What Lutz found was that traditional Inuit music was rarely played. She never saw a traditional ceremony while she was at Pangnirtung. As she developed relationships with people there, though, some sang songs for her privately that they had learned in their youth.

To her surprise, she found that the music considered local and Inuit were the jigs and reels left by Scottish whalers who frequented the area a hundred years earlier.

She remembers feeling panic when her adviser asked her when the local people were going to bring out the frame drums -- traditional drums of animal skin stretched over a round wood or bone frame -- for a celebration. As far as she knew, there were no frame drums in the village.

The result of the experience was a new appreciation of the difficulty of fieldwork and a new awareness of the fluidity of what a people consider theirs. Religious music was also important, and the people she stayed with were very active in the Anglican Church. They sang Anglican hymns, not traditional Inuit songs.

"I came to realize that music isn't a static thing," Lutz said. "The music of a people is whatever people want it to be at any point in time."

Lutz pointed out that her studies were in the mid-1970s and came prior to the reawakening of many native peoples about their cultures and traditions.
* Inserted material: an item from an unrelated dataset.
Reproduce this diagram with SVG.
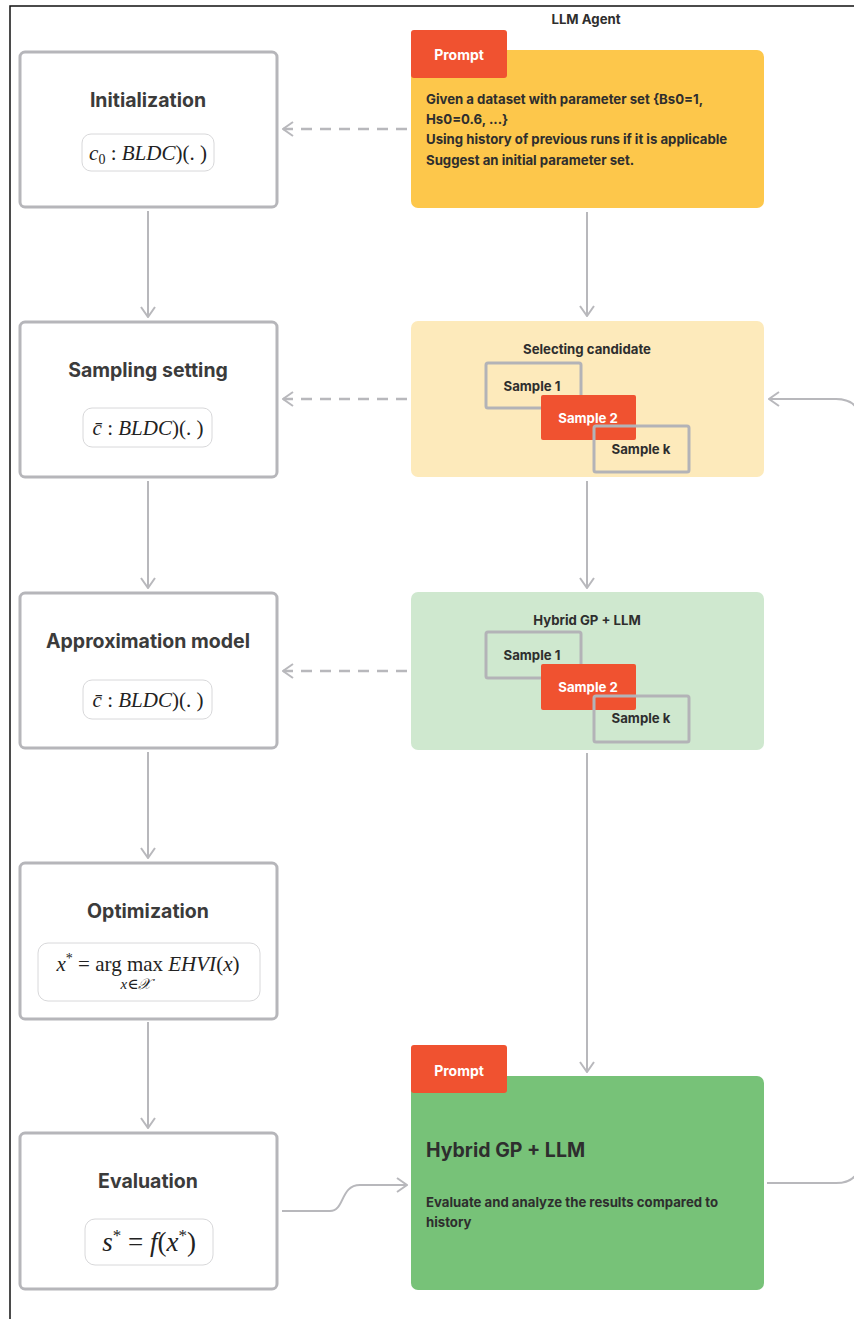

Her office at Tozzer is true to her roots as an anthropologist and a musician. On one shelf is a kokle, a traditional Latvian instrument, boxy and stringed, similar to a zither. On a wall is a Javanese shadow puppet and next to that is a large print depicting a man in traditional Inuit garb playing a round frame drum and singing. The print came from Pangnirtung.

Stone Soup and Folk Music

Lutz said her childhood provided her with an interest in different cultures. She spent her early years in Latvia, until her family left at the end of World War II. She spent some time in a displaced persons camp in Germany before emigrating to the United States and settling in Princeton, N.J., when she was 10 years old.

"When my family and I came to this country, diversity was not the accepted thing it is today. We felt very foreign until we assimilated," Lutz said.

Lutz grew up playing the piano and received a bachelor's degree in music from Douglass College in 1961. Determined to be a performer, she practiced four hours a day and went on to Yale, receiving a master's degree in music in 1963.

After graduating, Lutz quickly realized how difficult it is to make a living as a performer and began to teach at the Settlement Music School in Philadelphia, a citywide after-school music program. It was while teaching at Settlement that she made her first trip to visit Eskimos in Alaska.

Not all of Lutz's training is in music and anthropology. In 1986, she received a master's degree in library science from Simmons College and last year she received a management certificate from Radcliffe College.

Lutz's duties at Tozzer keep her involved with anthropology. But she still indulges her ethnomusicology interests outside of work. Lutz is a board member of Stone Soup Coffeehouse in Providence, R.I. Stone Soup is part of the Stone Soup Folk Arts Foundation and promotes folk music with a series of concerts through a nine-month season. She and her husband are also avid country-western dancers.

Lutz said different aspects of her background may seem unrelated, but they all fit together well with her current duties.

"They're all related," she said. "I've been able to incorporate all my previous interests and training in what I do now."